── LISTED ENTRIES

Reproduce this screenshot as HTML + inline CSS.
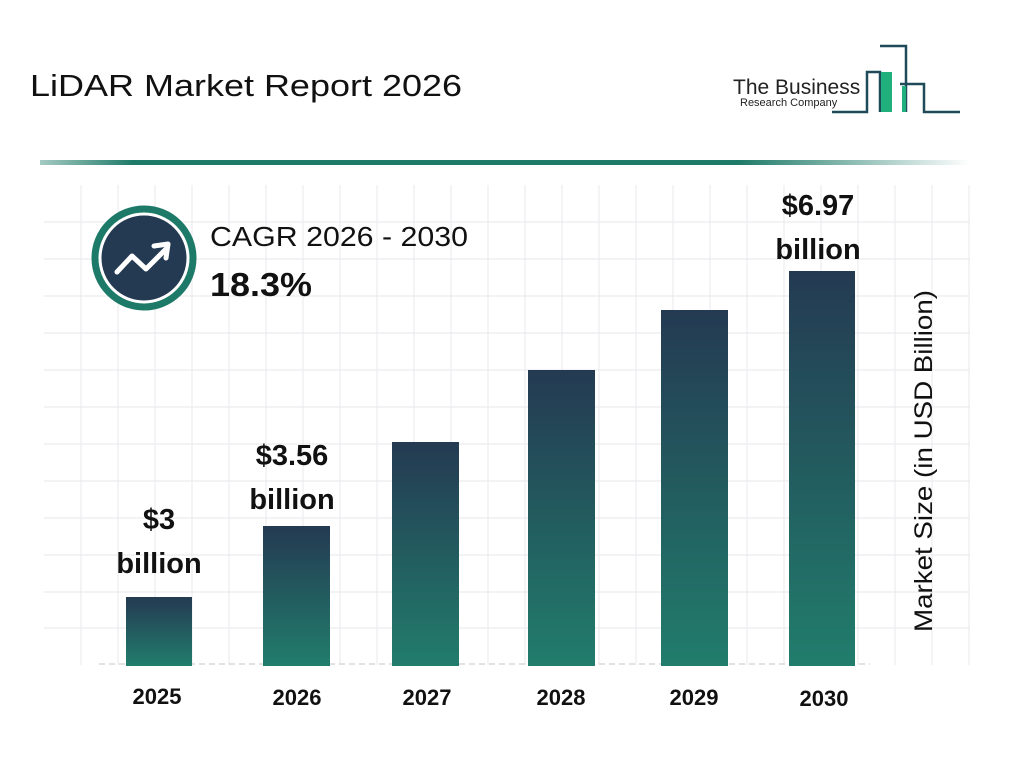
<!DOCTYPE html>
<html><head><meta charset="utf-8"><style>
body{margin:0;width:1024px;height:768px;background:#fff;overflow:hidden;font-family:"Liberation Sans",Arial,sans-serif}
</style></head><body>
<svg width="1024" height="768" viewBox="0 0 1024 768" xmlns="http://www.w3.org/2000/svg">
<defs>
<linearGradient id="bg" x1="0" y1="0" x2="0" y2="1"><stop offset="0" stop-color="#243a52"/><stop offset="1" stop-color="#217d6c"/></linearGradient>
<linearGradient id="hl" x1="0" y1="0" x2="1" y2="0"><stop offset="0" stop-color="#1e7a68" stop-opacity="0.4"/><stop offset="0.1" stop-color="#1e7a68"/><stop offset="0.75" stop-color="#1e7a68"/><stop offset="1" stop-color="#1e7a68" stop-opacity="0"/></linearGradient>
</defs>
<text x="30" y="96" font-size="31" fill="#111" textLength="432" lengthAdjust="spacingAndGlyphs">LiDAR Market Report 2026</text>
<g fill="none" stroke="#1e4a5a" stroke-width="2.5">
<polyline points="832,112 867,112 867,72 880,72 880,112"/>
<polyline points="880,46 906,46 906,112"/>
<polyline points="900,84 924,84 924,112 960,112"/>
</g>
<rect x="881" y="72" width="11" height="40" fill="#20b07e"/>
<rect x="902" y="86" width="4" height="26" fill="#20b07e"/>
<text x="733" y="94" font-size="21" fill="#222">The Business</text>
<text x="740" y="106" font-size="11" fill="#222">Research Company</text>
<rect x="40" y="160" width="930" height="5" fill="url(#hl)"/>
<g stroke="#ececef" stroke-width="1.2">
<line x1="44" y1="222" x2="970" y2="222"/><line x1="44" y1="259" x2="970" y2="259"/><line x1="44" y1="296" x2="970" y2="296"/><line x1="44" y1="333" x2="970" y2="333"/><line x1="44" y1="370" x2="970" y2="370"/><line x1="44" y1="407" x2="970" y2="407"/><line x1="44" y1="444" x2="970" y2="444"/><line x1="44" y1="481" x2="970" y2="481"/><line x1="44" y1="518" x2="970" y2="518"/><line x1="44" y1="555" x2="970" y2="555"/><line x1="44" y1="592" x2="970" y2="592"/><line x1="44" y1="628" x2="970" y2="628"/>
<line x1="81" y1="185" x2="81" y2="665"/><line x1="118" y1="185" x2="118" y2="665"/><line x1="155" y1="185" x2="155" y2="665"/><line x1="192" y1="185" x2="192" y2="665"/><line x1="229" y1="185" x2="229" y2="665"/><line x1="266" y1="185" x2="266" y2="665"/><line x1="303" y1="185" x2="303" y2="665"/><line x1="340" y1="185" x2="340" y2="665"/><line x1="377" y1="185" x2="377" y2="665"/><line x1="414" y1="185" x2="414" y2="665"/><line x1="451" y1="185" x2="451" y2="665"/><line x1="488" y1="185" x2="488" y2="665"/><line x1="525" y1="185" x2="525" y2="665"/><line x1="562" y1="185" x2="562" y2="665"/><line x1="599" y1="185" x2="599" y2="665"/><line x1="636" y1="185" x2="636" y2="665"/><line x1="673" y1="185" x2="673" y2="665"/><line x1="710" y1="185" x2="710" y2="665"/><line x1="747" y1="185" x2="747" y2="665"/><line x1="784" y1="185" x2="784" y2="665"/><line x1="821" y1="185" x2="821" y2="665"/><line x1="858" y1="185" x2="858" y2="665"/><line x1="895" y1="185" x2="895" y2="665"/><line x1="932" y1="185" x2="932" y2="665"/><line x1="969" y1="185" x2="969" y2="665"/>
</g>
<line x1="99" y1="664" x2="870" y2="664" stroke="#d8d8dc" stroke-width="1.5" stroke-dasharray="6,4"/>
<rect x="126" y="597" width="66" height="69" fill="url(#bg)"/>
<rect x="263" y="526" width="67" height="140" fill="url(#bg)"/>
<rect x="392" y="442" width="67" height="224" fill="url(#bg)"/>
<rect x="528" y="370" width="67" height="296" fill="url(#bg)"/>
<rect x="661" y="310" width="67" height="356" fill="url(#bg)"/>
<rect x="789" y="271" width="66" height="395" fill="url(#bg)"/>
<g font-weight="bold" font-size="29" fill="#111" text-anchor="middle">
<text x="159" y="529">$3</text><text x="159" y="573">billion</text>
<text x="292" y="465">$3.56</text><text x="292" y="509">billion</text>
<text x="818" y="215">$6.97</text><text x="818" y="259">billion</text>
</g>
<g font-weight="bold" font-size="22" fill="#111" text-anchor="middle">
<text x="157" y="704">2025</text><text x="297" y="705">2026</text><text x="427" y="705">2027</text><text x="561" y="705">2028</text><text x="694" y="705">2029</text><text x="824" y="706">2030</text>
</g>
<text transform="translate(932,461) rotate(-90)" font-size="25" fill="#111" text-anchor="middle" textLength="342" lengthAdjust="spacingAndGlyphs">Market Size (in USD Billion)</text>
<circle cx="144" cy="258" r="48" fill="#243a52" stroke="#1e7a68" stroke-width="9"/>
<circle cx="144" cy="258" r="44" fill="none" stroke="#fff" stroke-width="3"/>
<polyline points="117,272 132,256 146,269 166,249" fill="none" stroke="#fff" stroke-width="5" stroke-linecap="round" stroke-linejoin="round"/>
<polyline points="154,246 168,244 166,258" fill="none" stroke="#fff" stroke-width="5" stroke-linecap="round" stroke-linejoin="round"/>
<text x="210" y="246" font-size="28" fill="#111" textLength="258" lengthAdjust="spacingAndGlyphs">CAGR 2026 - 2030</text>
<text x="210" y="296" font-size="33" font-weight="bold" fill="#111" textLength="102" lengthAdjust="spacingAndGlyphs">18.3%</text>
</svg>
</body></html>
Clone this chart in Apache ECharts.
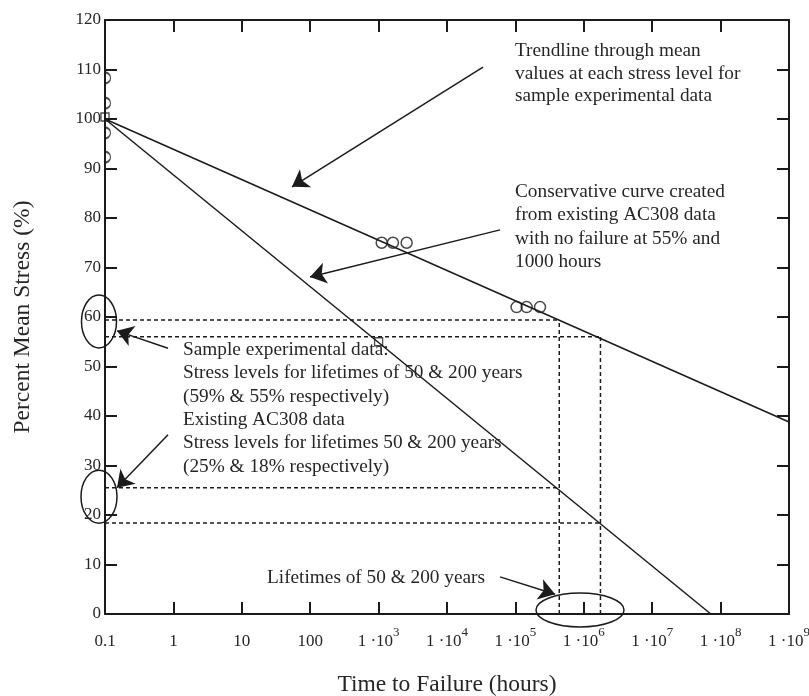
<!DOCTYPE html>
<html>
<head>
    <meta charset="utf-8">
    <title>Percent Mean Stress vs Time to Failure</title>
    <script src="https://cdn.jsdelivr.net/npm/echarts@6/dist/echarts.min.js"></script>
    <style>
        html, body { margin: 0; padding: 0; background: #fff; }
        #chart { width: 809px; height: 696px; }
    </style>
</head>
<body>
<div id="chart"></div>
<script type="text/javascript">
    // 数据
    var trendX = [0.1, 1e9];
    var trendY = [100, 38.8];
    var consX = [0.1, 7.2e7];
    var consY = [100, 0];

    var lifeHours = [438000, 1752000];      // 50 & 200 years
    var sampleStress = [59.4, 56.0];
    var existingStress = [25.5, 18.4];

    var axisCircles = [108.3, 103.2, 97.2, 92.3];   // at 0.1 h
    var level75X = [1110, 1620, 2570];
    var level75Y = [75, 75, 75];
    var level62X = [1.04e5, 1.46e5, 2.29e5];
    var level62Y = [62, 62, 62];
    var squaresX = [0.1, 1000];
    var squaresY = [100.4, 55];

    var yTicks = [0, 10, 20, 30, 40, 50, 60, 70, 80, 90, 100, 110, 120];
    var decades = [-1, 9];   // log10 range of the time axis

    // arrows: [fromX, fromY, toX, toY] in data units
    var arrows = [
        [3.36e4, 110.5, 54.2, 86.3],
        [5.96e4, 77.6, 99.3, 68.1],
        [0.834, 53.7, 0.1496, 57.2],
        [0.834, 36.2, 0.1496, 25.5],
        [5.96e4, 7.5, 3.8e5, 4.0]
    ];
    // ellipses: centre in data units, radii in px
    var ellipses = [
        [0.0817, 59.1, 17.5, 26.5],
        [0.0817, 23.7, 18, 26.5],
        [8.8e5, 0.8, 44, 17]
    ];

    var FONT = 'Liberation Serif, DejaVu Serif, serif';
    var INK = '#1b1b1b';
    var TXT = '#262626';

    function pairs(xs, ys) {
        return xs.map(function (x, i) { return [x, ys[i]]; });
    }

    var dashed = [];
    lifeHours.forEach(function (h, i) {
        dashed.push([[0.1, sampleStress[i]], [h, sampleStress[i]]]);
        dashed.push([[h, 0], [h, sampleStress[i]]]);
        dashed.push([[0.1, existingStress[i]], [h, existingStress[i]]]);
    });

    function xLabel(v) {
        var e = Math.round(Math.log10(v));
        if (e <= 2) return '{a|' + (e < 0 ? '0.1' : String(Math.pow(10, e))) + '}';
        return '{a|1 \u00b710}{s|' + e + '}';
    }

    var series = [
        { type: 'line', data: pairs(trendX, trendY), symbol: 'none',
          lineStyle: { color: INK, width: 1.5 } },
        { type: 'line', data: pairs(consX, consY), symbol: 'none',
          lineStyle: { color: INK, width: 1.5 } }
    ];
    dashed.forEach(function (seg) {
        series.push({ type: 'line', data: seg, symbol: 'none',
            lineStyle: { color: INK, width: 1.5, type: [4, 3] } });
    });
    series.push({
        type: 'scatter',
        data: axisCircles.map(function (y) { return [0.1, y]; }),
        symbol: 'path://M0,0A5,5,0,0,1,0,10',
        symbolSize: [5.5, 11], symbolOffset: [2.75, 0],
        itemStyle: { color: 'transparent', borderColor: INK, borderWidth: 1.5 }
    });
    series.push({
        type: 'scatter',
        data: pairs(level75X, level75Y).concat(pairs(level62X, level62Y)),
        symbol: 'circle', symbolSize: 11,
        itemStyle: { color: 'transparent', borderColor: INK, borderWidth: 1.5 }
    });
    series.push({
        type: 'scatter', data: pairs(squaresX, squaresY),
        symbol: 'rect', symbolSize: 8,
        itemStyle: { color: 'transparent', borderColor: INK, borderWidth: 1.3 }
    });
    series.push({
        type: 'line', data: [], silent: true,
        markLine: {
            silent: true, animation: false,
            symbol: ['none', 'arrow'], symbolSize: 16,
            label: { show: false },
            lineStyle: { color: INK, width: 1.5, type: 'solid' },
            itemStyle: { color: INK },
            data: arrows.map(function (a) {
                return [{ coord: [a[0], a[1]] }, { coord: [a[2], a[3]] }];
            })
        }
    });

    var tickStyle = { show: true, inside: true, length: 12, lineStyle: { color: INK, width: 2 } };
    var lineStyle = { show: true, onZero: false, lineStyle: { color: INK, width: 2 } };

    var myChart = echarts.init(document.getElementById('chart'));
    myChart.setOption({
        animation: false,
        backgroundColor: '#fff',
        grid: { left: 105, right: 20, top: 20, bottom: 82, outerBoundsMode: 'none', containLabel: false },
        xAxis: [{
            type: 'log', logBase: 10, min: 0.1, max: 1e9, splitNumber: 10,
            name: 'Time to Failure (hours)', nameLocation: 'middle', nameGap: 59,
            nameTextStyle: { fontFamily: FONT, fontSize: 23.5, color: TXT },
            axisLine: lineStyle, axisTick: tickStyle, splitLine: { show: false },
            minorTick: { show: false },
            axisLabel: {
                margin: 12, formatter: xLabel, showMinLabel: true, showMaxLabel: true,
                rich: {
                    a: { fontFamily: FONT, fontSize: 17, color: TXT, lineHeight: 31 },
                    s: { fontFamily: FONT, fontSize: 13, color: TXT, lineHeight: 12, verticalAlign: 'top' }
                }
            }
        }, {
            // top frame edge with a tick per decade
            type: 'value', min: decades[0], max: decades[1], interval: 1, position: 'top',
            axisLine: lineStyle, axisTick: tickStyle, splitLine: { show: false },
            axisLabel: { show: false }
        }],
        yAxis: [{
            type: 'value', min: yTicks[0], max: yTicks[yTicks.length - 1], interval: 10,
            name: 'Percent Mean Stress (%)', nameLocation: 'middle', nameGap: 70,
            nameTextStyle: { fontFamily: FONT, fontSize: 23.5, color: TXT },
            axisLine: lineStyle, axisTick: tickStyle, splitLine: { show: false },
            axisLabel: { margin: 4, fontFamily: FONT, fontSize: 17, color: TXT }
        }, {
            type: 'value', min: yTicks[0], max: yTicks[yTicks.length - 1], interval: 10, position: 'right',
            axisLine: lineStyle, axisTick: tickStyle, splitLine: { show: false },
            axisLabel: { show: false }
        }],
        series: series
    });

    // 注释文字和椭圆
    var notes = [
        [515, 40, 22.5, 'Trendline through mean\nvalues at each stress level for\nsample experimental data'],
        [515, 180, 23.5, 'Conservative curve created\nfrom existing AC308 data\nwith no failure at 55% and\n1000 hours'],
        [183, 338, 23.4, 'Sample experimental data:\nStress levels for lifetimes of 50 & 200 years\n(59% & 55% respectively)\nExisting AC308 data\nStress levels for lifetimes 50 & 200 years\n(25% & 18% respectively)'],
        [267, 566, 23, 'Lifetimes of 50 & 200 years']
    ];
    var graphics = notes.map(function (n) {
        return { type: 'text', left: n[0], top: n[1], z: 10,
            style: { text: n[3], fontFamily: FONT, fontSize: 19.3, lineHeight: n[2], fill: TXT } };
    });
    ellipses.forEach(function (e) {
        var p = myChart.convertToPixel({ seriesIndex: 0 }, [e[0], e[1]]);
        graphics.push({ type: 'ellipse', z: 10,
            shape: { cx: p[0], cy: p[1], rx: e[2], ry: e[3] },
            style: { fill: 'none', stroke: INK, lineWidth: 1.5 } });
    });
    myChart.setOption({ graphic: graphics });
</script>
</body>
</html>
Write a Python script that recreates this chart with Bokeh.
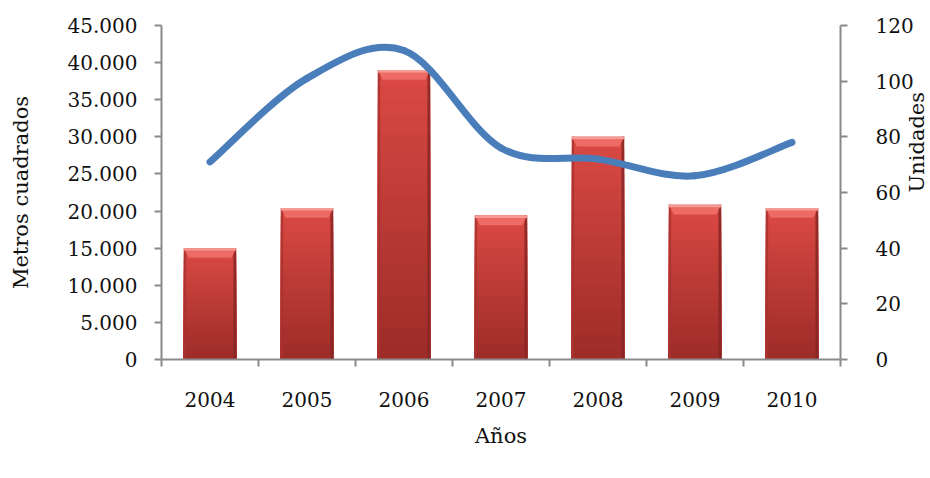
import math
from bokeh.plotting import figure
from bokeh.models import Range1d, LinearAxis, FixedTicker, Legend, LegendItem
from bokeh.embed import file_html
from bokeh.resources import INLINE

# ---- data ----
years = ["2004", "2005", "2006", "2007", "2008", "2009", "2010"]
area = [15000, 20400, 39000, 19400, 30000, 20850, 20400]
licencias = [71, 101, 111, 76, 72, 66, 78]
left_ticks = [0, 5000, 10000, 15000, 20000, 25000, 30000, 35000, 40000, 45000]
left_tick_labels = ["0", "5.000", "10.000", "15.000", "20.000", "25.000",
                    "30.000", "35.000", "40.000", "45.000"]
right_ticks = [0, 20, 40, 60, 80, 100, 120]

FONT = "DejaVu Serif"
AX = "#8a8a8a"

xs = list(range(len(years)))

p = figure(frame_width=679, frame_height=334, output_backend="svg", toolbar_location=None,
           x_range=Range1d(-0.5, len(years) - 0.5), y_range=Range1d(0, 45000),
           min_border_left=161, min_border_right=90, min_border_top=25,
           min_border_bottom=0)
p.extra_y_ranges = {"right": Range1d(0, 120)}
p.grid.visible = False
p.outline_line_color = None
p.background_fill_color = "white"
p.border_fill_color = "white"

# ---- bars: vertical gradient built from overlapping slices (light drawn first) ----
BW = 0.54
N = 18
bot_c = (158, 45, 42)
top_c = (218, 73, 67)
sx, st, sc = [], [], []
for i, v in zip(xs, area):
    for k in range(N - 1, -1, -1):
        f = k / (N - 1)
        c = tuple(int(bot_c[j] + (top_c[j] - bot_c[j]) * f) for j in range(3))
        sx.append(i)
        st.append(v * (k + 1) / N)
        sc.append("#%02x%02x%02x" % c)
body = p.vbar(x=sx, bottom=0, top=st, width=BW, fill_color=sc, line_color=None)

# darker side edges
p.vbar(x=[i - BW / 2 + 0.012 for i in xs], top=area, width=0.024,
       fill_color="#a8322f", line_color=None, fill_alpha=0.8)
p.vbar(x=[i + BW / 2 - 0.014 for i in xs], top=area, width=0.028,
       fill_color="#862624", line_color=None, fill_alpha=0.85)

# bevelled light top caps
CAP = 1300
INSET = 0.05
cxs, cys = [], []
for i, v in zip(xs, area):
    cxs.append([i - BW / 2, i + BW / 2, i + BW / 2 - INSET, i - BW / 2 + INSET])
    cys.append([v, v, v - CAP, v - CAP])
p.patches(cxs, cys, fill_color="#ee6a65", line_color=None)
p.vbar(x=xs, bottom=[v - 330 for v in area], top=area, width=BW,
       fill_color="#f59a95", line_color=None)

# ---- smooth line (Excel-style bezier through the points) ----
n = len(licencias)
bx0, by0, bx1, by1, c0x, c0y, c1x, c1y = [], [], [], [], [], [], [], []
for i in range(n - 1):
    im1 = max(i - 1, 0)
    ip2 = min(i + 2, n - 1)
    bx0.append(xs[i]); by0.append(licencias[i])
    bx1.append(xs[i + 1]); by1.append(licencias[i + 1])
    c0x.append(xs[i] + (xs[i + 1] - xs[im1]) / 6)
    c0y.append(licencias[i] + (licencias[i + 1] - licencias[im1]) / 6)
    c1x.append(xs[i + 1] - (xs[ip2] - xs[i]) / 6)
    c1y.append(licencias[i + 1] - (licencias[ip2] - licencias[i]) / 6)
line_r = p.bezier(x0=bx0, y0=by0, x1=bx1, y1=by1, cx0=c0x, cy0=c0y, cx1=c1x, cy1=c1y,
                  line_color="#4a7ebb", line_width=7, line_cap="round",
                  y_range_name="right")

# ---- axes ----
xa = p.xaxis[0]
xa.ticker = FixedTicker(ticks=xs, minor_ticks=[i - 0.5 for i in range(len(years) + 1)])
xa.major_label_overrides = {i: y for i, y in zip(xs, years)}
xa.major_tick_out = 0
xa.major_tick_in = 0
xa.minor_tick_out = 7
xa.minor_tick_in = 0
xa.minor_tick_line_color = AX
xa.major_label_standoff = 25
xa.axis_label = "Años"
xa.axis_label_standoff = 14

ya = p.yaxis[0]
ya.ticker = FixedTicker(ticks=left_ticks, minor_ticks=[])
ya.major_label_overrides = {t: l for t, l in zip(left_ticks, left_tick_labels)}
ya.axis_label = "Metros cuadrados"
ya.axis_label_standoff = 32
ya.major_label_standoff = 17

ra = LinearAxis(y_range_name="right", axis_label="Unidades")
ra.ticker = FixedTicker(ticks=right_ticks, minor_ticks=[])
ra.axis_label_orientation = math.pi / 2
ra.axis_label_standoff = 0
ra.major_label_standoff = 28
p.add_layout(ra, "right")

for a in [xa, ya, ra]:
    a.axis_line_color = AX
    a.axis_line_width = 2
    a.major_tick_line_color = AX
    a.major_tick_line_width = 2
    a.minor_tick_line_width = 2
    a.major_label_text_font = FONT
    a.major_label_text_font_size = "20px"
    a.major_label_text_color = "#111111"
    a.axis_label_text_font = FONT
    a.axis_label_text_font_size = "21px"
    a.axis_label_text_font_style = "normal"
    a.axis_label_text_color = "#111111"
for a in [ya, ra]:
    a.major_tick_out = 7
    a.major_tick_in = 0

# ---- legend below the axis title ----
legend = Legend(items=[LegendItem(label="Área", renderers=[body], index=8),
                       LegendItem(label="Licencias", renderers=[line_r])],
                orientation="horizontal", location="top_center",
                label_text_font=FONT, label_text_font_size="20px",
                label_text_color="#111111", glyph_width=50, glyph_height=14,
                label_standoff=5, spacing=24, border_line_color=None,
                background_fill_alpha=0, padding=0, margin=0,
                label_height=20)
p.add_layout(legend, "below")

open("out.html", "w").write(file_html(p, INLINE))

────

**GIVEN REQUEST:**
Of the lines in the material, how many hold the word "this"? Reply with the number only.

**REPLY:**
3